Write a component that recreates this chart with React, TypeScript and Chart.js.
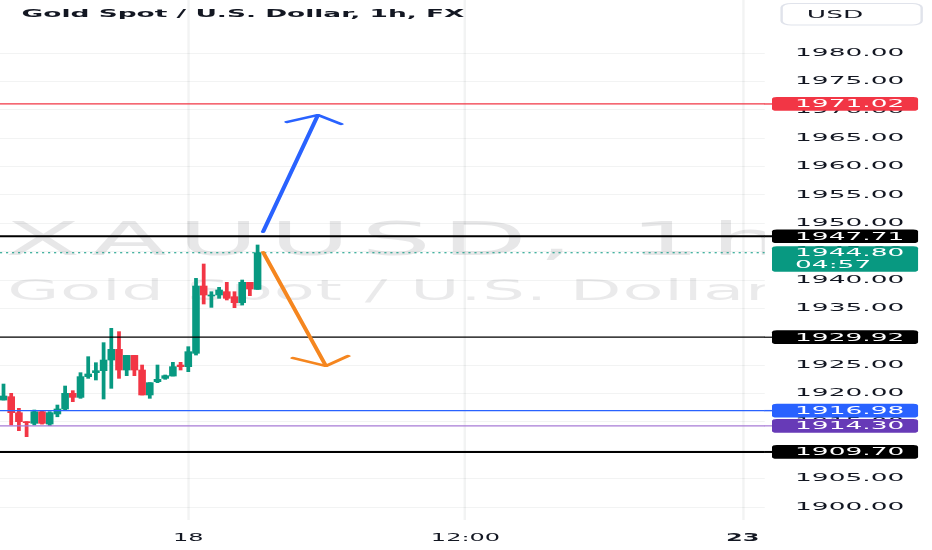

* * *

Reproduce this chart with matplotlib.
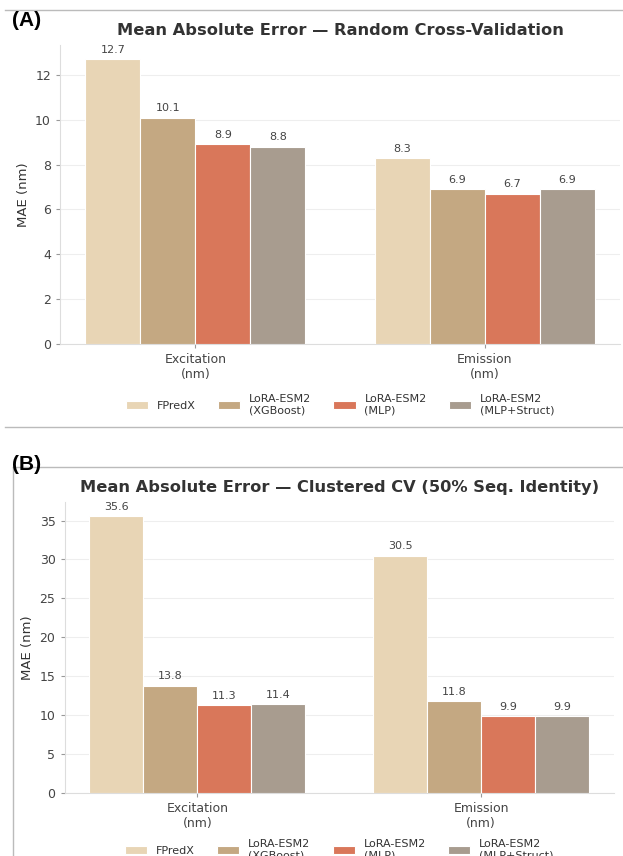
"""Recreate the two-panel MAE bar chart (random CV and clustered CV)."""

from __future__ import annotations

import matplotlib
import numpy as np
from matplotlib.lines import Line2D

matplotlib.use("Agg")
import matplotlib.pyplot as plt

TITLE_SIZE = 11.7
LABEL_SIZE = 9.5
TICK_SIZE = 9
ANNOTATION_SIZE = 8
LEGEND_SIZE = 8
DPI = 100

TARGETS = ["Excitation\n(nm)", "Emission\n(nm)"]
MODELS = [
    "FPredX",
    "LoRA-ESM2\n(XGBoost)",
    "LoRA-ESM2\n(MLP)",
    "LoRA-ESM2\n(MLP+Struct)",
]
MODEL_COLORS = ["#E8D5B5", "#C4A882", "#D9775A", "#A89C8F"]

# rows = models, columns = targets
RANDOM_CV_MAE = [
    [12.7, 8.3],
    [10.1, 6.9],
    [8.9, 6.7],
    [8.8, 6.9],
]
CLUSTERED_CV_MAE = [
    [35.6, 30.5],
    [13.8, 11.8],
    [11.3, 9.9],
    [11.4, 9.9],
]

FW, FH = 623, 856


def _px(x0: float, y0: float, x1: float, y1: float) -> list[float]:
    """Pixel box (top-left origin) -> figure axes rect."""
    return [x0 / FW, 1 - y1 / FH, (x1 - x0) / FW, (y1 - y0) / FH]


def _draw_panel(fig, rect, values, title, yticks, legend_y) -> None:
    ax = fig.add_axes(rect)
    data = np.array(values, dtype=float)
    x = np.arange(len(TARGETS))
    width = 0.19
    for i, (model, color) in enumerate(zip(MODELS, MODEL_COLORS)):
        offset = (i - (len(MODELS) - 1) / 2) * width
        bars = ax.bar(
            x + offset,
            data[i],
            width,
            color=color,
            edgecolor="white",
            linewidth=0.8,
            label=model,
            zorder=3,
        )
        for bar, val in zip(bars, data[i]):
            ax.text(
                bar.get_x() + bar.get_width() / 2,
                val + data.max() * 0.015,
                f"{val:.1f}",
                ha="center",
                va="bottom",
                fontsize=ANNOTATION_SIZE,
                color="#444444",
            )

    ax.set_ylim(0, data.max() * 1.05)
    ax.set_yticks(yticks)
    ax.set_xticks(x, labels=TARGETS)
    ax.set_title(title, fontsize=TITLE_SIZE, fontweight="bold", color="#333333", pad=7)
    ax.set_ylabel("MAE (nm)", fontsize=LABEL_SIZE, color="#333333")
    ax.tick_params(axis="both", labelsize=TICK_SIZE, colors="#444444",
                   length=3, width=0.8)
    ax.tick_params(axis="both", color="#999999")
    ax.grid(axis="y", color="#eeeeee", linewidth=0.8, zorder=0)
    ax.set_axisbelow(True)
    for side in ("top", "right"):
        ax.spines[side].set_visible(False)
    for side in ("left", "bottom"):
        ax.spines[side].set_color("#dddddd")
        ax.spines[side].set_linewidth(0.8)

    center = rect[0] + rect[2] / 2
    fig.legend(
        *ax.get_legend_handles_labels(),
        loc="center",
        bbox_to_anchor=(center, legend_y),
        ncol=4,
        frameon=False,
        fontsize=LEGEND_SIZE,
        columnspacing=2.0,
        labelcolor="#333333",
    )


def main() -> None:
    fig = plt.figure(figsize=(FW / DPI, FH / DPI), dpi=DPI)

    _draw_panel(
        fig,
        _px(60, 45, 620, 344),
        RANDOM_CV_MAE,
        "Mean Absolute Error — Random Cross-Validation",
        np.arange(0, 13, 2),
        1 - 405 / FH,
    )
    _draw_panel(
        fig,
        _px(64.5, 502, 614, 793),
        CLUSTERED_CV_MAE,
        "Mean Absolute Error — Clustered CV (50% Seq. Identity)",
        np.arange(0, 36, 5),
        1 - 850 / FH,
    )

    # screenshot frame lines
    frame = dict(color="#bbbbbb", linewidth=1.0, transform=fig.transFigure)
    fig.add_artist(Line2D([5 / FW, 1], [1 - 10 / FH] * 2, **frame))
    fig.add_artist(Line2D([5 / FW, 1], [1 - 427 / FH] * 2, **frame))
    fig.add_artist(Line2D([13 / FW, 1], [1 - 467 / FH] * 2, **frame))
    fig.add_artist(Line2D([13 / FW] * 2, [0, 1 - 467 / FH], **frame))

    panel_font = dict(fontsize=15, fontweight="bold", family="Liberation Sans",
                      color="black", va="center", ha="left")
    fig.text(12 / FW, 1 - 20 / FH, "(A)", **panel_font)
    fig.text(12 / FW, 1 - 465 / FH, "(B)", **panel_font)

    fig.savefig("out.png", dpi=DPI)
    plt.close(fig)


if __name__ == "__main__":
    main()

* * *

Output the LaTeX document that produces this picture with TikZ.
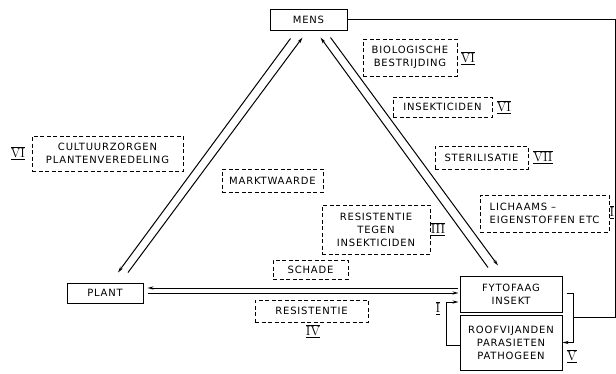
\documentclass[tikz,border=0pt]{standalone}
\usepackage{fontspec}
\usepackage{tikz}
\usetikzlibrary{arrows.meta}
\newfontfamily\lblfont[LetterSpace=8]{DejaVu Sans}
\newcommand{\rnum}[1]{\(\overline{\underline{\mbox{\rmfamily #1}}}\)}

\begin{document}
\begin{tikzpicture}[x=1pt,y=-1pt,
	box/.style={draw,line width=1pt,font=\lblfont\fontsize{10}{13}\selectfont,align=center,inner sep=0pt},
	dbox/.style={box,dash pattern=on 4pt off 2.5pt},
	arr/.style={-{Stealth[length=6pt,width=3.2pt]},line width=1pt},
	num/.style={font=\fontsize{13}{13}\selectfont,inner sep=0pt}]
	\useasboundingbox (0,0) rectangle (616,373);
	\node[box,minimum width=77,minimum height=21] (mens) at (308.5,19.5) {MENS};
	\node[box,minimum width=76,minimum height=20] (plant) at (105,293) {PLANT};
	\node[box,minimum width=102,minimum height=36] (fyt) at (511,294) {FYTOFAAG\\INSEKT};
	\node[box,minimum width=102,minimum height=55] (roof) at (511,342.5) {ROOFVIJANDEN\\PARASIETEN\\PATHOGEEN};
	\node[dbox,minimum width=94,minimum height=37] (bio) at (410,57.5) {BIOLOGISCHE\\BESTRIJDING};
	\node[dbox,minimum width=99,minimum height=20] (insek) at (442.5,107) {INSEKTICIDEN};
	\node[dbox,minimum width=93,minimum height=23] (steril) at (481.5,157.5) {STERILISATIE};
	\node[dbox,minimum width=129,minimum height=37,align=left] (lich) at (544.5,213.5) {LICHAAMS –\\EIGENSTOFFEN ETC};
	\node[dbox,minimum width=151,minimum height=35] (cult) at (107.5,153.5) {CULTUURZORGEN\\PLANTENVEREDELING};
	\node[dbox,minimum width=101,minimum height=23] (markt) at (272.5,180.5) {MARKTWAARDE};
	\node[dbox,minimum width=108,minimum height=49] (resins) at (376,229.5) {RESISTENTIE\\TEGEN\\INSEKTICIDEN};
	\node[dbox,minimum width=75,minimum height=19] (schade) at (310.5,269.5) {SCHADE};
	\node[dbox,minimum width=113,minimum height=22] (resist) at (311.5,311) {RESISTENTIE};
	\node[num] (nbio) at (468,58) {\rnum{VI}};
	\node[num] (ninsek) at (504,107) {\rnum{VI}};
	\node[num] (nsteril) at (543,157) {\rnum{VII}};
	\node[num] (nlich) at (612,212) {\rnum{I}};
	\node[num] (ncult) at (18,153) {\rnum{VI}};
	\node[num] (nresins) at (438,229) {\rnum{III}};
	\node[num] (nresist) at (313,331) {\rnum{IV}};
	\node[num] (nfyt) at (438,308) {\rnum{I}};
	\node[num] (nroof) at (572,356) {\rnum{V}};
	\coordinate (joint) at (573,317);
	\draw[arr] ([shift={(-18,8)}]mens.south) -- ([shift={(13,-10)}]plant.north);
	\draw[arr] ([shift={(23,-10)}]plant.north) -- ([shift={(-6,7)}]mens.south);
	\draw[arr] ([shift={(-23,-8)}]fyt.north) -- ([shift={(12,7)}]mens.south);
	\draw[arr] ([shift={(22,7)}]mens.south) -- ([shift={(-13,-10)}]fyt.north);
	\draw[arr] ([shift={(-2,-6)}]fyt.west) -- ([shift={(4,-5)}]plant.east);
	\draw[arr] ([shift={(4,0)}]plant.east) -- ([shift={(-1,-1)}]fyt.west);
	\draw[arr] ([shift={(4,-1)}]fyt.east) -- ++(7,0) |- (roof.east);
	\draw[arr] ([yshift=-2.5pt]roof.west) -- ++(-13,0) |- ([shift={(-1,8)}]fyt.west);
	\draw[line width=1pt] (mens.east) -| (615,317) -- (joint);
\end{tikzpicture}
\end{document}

Exercise description:
Provide only the count of lines in the material above that hold the word "chart".

Exercise output:
3